Ultimately, the Court struck the plaintiffs’ claims finding that the defendants’ actions were in compliance with normal farming practices and, as such, civil action was prohibited under the Act. The applicable standard of care for agricultural operations in this case was that of “normal farm practice”.

If you are caught up in the overspray of pesticides and suffer damages as a result, if the actions of the “sprayer” were in the course of normal farm practice, you may very well be prohibited by your local right-to-farm legislation from seeking damages as a result. In Alberta, the relevant provision is contained in the Agricultural Operation Practices Act, RSA 2000, c.
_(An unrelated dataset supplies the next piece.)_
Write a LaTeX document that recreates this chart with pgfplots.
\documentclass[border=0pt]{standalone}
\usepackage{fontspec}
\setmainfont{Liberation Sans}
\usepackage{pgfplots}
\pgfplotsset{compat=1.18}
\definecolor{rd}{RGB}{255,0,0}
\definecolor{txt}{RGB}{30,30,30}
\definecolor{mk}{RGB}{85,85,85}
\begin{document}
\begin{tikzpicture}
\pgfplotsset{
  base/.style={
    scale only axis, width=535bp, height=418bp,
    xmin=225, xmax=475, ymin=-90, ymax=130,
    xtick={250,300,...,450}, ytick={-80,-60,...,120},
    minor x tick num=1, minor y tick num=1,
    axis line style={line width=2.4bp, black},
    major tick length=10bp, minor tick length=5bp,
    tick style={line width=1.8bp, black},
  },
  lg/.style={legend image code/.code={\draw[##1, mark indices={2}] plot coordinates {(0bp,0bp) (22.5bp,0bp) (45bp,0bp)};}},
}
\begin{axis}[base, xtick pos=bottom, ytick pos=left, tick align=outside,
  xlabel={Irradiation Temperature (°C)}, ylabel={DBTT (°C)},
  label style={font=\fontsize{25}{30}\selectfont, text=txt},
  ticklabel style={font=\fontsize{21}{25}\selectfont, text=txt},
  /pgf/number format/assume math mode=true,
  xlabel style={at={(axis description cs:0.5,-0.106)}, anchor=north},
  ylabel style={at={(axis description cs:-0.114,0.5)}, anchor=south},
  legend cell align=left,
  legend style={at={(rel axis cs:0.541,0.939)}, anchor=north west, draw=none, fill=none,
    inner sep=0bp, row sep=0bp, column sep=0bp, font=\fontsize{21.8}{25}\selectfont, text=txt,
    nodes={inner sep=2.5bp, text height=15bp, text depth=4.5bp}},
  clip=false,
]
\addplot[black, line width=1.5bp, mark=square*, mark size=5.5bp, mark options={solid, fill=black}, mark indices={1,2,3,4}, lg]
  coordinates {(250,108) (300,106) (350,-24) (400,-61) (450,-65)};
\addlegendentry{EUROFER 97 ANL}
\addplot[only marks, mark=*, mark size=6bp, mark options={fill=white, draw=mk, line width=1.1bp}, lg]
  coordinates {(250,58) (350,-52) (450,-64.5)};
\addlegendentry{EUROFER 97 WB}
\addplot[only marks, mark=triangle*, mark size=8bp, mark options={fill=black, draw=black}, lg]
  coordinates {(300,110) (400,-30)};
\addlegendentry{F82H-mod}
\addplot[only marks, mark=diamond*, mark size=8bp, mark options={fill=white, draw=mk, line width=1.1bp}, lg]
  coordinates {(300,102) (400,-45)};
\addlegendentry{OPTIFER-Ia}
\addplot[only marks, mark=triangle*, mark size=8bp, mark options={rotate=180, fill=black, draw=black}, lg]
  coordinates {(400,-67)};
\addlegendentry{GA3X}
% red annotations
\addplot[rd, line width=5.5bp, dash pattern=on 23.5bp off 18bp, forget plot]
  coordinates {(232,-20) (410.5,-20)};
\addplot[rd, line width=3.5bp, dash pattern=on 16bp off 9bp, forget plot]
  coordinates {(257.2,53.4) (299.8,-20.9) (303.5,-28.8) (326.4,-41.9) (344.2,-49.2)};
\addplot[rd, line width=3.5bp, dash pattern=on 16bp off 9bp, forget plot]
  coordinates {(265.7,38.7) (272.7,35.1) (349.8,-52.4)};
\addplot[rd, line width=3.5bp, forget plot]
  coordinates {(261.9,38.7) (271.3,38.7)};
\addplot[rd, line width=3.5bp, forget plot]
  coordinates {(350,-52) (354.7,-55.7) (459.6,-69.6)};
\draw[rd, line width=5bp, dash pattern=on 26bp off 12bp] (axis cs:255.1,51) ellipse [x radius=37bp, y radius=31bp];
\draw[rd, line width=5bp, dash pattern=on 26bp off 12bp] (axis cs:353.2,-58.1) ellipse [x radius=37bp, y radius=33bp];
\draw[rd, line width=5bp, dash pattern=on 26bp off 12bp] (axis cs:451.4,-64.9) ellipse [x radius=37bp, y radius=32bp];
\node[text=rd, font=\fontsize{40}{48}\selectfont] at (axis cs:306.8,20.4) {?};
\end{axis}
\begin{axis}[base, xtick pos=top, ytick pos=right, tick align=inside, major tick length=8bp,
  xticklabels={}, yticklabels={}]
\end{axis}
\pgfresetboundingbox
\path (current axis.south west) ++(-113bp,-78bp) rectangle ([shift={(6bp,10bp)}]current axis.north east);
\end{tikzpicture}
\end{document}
A-7, which provides:

Application re disturbance

3(1) A person who is aggrieved by, or an owner or operator who is aware that a person is aggrieved by, any odour, noise, dust, smoke or other disturbance resulting from an     agricultural operation may apply in writing to the Minister to request consideration of whether the disturbance results from a generally accepted agricultural practice.

(2) An application under subsection (1) must be in writing and must contain a statement of the nature of the disturbance, the name and address of the applicant, the location of the agricultural operation, the name and address of the owner or operator, if known, the name and address of the person who is aggrieved and the steps taken by the applicant, if any, to resolve the disturbance.

(3) The parties to an application are the applicant, the owner or operator or the person aggrieved and any other person the Minister considers appropriate.

(4) A person shall not commence an action in nuisance for any odour, noise, dust, smoke or other disturbance resulting from an agricultural operation unless an application has been made under this section with respect to the disturbance at least 90 working days previously.

There appears to have been no judicial consideration of this section in Alberta, at present. I expect that, following an application by an aggrieved party, if the Board determines that the actions of the sprayer constituted a “generally accepted agricultural practice”, the chances of getting past the liability stage of adjudication in a civil matter are small.